Graciously he offers me some
cake. A piece, perhaps
is all he has in mind. Perhaps even a generous piece.
Instead I deftly take the entire plate
from him. I smile.
I thank him profusely, over and over again for his generosity,
his understanding. Breaking off a small bite of cake, I offer
it to him. He takes it, swallows, perhaps in
confusion and realization: The trickster clown has taken advantage of
his generosity and trusting nature!
I explain the culinary facts of life to
him: The
best tasting treat is the one you stalk yourself! He smiles.
Laughs even. I return his funnel cake to him, after perhaps
reserving a bit for myself. For even the clown deserves a
reward for a job well done!
I look about. Ah, over there . . .
Sky
Dancing Explanation
The Sky Dancing
essay describes two 2002
performances at
the Lone Tree, Colorado concert in the park program. Marilyn
told
me that folks talked for weeks about my "conducting" the CSO in their
performance of the Blue Danube.
It took about two years of on again, off
again practice to
develop enough muscle memory to make me happy with it. Not every
performance is a peak performance of course, but those two that I write
of, they were out standing. It was the jazz band, not the CSO leader,
that made the "compete" comment.
Sufficient space, and condition and
direction of the wind
is critical. I also prefer a seated audience, gives me more
volume to move the ribbon in. Firm, level, ground is preferred to the
rain soaked sod that was omni present at
the CSO performance.
And of course a degree of physical
conditioning is
helpful! The 2002 Cherry Creek Arts festival performance came at the
end of a very long and active day. The heat was considerable,
and
my "dance floor" exceeded the width of the
entire stage: 60 feet or so. The first challenge was finding
the rhythm in the Latin Jazz composition. And then
interpreting that music in a very physical way, across the entire width
of the stage.
The choice of music is a factor as well.
Some stuff I
can't do a thing with. I'm pretty much moving in half time with my
feet and in full time with the ribbon . . . at least I think that is
what happening! I prefer a piece I am familiar with,
that way I can anticipate a little better. What usually happens, I show
up and then find out what the music is. Then
I either do it or not, no practice, just cold. Makes for an interesting
challenge.
I wonder if Sky Dancing would fit in a
circle (busking)
act some how, but haven't the faintest clue how to string all my
bits and pieces into a show. Some day I hope to figure it out.

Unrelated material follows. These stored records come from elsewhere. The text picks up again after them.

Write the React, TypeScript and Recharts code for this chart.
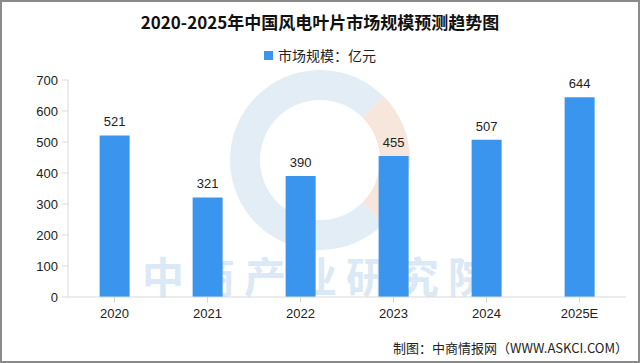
import { Bar, BarChart, LabelList, XAxis, YAxis } from "recharts";

const years = ["2020", "2021", "2022", "2023", "2024", "2025E"];
const marketSize = [521, 321, 390, 455, 507, 644];
const yTicks = [0, 100, 200, 300, 400, 500, 600, 700];

const BLUE = "#3a95ef";
const FONT = '"Liberation Sans", "Noto Sans CJK SC", sans-serif';
const CJK = '"Noto Sans CJK SC", sans-serif';

export default function App() {
  const data = years.map((y, i) => ({ year: y, value: marketSize[i] }));

  return (
    <div
      style={{
        position: "fixed",
        left: 0,
        top: 0,
        width: 640,
        height: 363,
        background: "#fff",
        border: "2px solid #8a8a8a",
        boxSizing: "border-box",
        fontFamily: FONT,
        overflow: "hidden",
      }}
    >
      {/* watermark logo + name */}
      <div
        style={{
          position: "absolute",
          left: 228,
          top: 68,
          width: 180,
          height: 180,
          borderRadius: "50%",
          border: "30px solid #e3edf6",
          borderRightColor: "#f6e6dc",
          boxSizing: "border-box",
        }}
      />
      <div
        style={{
          position: "absolute",
          left: 140,
          top: 252,
          fontSize: 42,
          lineHeight: "42px",
          fontWeight: 700,
          color: "#dbe8f5",
          letterSpacing: 9,
          fontFamily: CJK,
          whiteSpace: "nowrap",
        }}
      >
        中商产业研究院
      </div>
      <div
        style={{
          position: "absolute",
          top: 7,
          width: "100%",
          textAlign: "center",
          fontSize: 17,
          fontWeight: 700,
          color: "#111",
          fontFamily: CJK,
        }}
      >
        2020-2025年中国风电叶片市场规模预测趋势图
      </div>
      <div
        style={{
          position: "absolute",
          top: 43,
          width: "100%",
          textAlign: "center",
          fontSize: 14,
          color: "#222",
          fontFamily: CJK,
        }}
      >
        <span
          style={{
            display: "inline-block",
            width: 9,
            height: 9,
            background: BLUE,
            marginRight: 5,
            verticalAlign: "middle",
            position: "relative",
            top: -2,
          }}
        />
        市场规模：亿元
      </div>
      <div style={{ position: "absolute", left: -2, top: -2 }}>
        <BarChart
          width={640}
          height={363}
          data={data}
          margin={{ top: 80, right: 14, bottom: 36, left: 0 }}
          barCategoryGap="34%"
        >
          <XAxis
            dataKey="year"
            height={30}
            stroke="#d9d9d9"
            tickLine={{ stroke: "#d9d9d9" }}
            tick={{ fontSize: 13, fill: "#222" }}
            tickMargin={6}
          />
          <YAxis
            width={68}
            domain={[0, 700]}
            ticks={yTicks}
            stroke="#d9d9d9"
            tickLine={{ stroke: "#d9d9d9" }}
            tick={{ fontSize: 13, fill: "#222" }}
            tickMargin={4}
          />
          <Bar dataKey="value" fill={BLUE} isAnimationActive={false}>
            <LabelList
              dataKey="value"
              position="top"
              offset={9}
              style={{ fontSize: 13, fill: "#222" }}
            />
          </Bar>
        </BarChart>
      </div>
      <div
        style={{
          position: "absolute",
          right: 10,
          top: 336,
          fontSize: 13,
          color: "#222",
          fontFamily: CJK,
        }}
      >
        制图：中商情报网（WWW.ASKCI.COM）
      </div>
    </div>
  );
}
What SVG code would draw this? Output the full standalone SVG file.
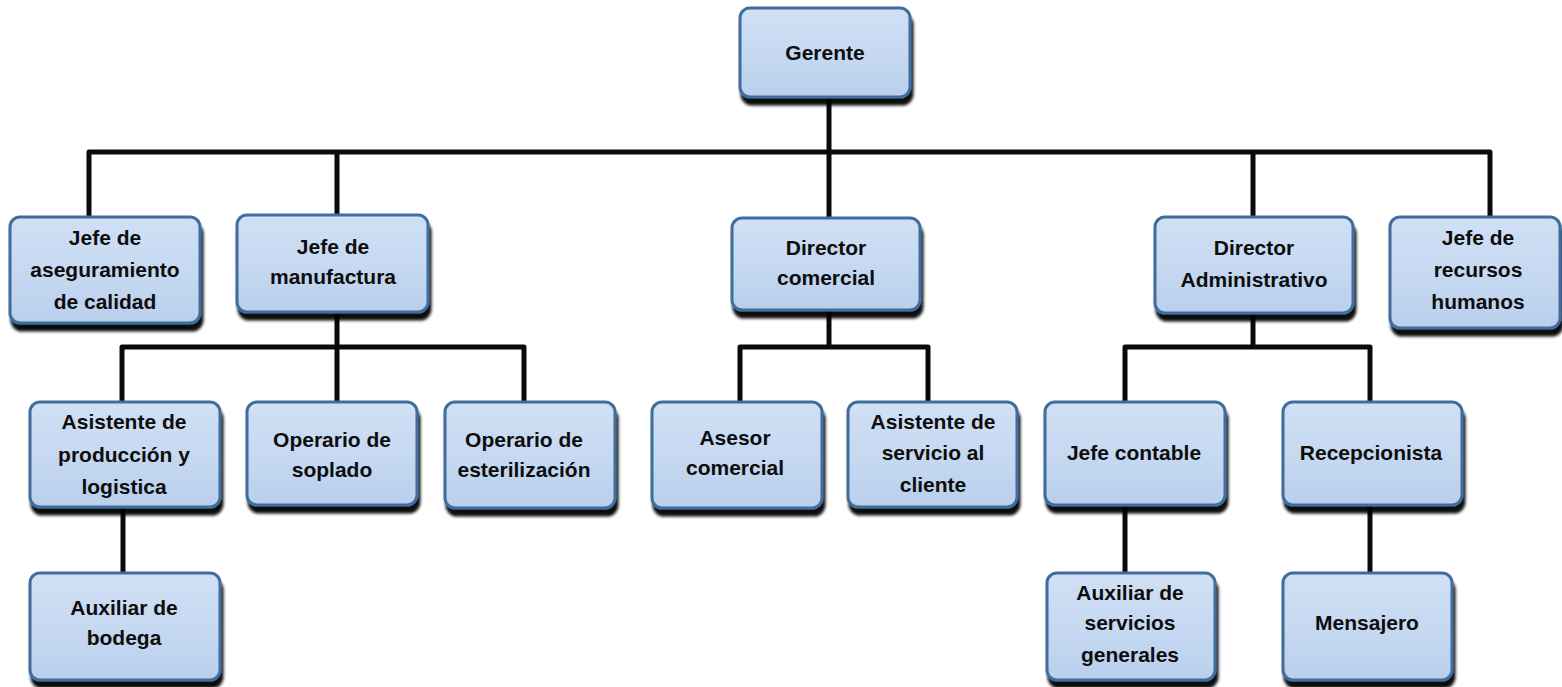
<svg xmlns="http://www.w3.org/2000/svg" width="1562" height="687" viewBox="0 0 1562 687">
  <defs>
    <linearGradient id="boxFill" x1="0" y1="0" x2="0" y2="1">
      <stop offset="0" stop-color="#d0e0f5"/>
      <stop offset="0.5" stop-color="#c6d9f1"/>
      <stop offset="1" stop-color="#b9cfec"/>
    </linearGradient>
    <filter id="shadow" x="-10%" y="-10%" width="125%" height="130%">
      <feGaussianBlur in="SourceAlpha" stdDeviation="1.4"/>
      <feOffset dx="2" dy="7" result="off"/>
      <feComponentTransfer><feFuncA type="linear" slope="0.95"/></feComponentTransfer>
      <feMerge><feMergeNode/><feMergeNode in="SourceGraphic"/></feMerge>
    </filter>
  </defs>
  <style>
    .box { fill: url(#boxFill); stroke: #3f6d9c; stroke-width: 3; filter: url(#shadow); }
    .lbl { font-family: "Liberation Sans", Arial, sans-serif; font-weight: bold; font-size: 21px; fill: #0d0d0d; text-anchor: middle; }
    .wire { fill: none; stroke: #0a0a0a; stroke-width: 5; stroke-linejoin: round; }
  </style>
  <rect width="1562" height="687" fill="#ffffff"/>

  <!-- reporting lines -->
  <g id="connectors">
    <path class="wire" d="M829 97 V218"/>
    <path class="wire" d="M89 217 V152 H1490 V217"/>
    <path class="wire" d="M337 152 V215"/>
    <path class="wire" d="M1253 152 V217"/>
    <path class="wire" d="M337 312 V402"/>
    <path class="wire" d="M122 402 V347 H524 V402"/>
    <path class="wire" d="M123 507 V573"/>
    <path class="wire" d="M829 310 V347"/>
    <path class="wire" d="M740 402 V347 H928 V402"/>
    <path class="wire" d="M1253 313 V347"/>
    <path class="wire" d="M1125 402 V347 H1370 V402"/>
    <path class="wire" d="M1125 505 V573"/>
    <path class="wire" d="M1370 505 V573"/>
  </g>

  <g id="gerente">
    <rect class="box" x="740" y="8" width="170" height="89" rx="10"/>
    <text class="lbl" x="825" y="60">Gerente</text>
  </g>

  <g id="jefe-aseguramiento">
    <rect class="box" x="10" y="217" width="190" height="106" rx="10"/>
    <text class="lbl" x="105" y="245">Jefe de</text>
    <text class="lbl" x="105" y="277">aseguramiento</text>
    <text class="lbl" x="105" y="309">de calidad</text>
  </g>

  <g id="jefe-manufactura">
    <rect class="box" x="237" y="215" width="191" height="97" rx="10"/>
    <text class="lbl" x="333" y="254">Jefe de</text>
    <text class="lbl" x="333" y="284">manufactura</text>
  </g>

  <g id="director-comercial">
    <rect class="box" x="732" y="218" width="188" height="92" rx="10"/>
    <text class="lbl" x="826" y="255">Director</text>
    <text class="lbl" x="826" y="285">comercial</text>
  </g>

  <g id="director-administrativo">
    <rect class="box" x="1155" y="217" width="198" height="96" rx="10"/>
    <text class="lbl" x="1254" y="255">Director</text>
    <text class="lbl" x="1254" y="287">Administrativo</text>
  </g>

  <g id="jefe-recursos-humanos">
    <rect class="box" x="1390" y="217" width="170" height="111" rx="10"/>
    <text class="lbl" x="1478" y="245">Jefe de</text>
    <text class="lbl" x="1478" y="277">recursos</text>
    <text class="lbl" x="1478" y="309">humanos</text>
  </g>

  <g id="asistente-produccion">
    <rect class="box" x="30" y="402" width="190" height="105" rx="10"/>
    <text class="lbl" x="124" y="429">Asistente de</text>
    <text class="lbl" x="124" y="462">producción y</text>
    <text class="lbl" x="124" y="494">logistica</text>
  </g>

  <g id="operario-soplado">
    <rect class="box" x="247" y="402" width="170" height="103" rx="10"/>
    <text class="lbl" x="332" y="447">Operario de</text>
    <text class="lbl" x="332" y="477">soplado</text>
  </g>

  <g id="operario-esterilizacion">
    <rect class="box" x="445" y="402" width="170" height="106" rx="10"/>
    <text class="lbl" x="524" y="447">Operario de</text>
    <text class="lbl" x="524" y="477">esterilización</text>
  </g>

  <g id="asesor-comercial">
    <rect class="box" x="652" y="402" width="170" height="106" rx="10"/>
    <text class="lbl" x="735" y="445">Asesor</text>
    <text class="lbl" x="735" y="475">comercial</text>
  </g>

  <g id="asistente-servicio">
    <rect class="box" x="848" y="402" width="169" height="105" rx="10"/>
    <text class="lbl" x="933" y="429">Asistente de</text>
    <text class="lbl" x="933" y="460">servicio al</text>
    <text class="lbl" x="933" y="492">cliente</text>
  </g>

  <g id="jefe-contable">
    <rect class="box" x="1045" y="402" width="180" height="103" rx="10"/>
    <text class="lbl" x="1134" y="460">Jefe contable</text>
  </g>

  <g id="recepcionista">
    <rect class="box" x="1283" y="402" width="179" height="103" rx="10"/>
    <text class="lbl" x="1371" y="460">Recepcionista</text>
  </g>

  <g id="auxiliar-bodega">
    <rect class="box" x="30" y="573" width="190" height="107" rx="10"/>
    <text class="lbl" x="124" y="615">Auxiliar de</text>
    <text class="lbl" x="124" y="645">bodega</text>
  </g>

  <g id="auxiliar-servicios-generales">
    <rect class="box" x="1047" y="573" width="168" height="107" rx="10"/>
    <text class="lbl" x="1130" y="600">Auxiliar de</text>
    <text class="lbl" x="1130" y="630">servicios</text>
    <text class="lbl" x="1130" y="662">generales</text>
  </g>

  <g id="mensajero">
    <rect class="box" x="1283" y="573" width="169" height="107" rx="10"/>
    <text class="lbl" x="1367" y="630">Mensajero</text>
  </g>
</svg>
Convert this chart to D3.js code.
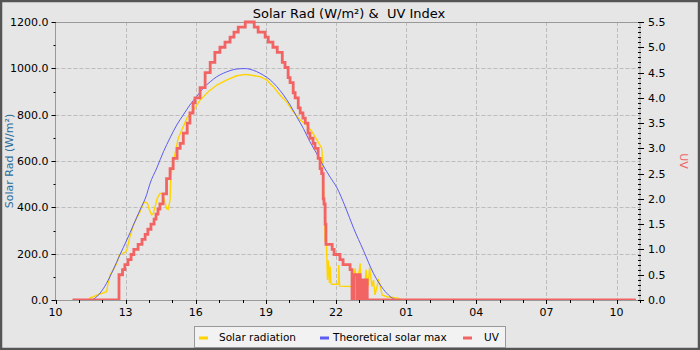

The plate stalking piece is a little
more fanciful, but
not by much! I get a lot of laughs from it, every time. Its a
LOT of fun.
Maybe next I'll relate my "stilts on
stilts" stunt. I
walk on hand held stilts while wearing my strap on stilts!
stiltwalker-hires5.jpg
New efforts will involve a little more height with taller
stilts. Wish me luck!
I know you don't have to read this, but
I DID have to write it! Thanks for your patience and your comments.
Hope this helps.
Walking tall and stretching imaginations!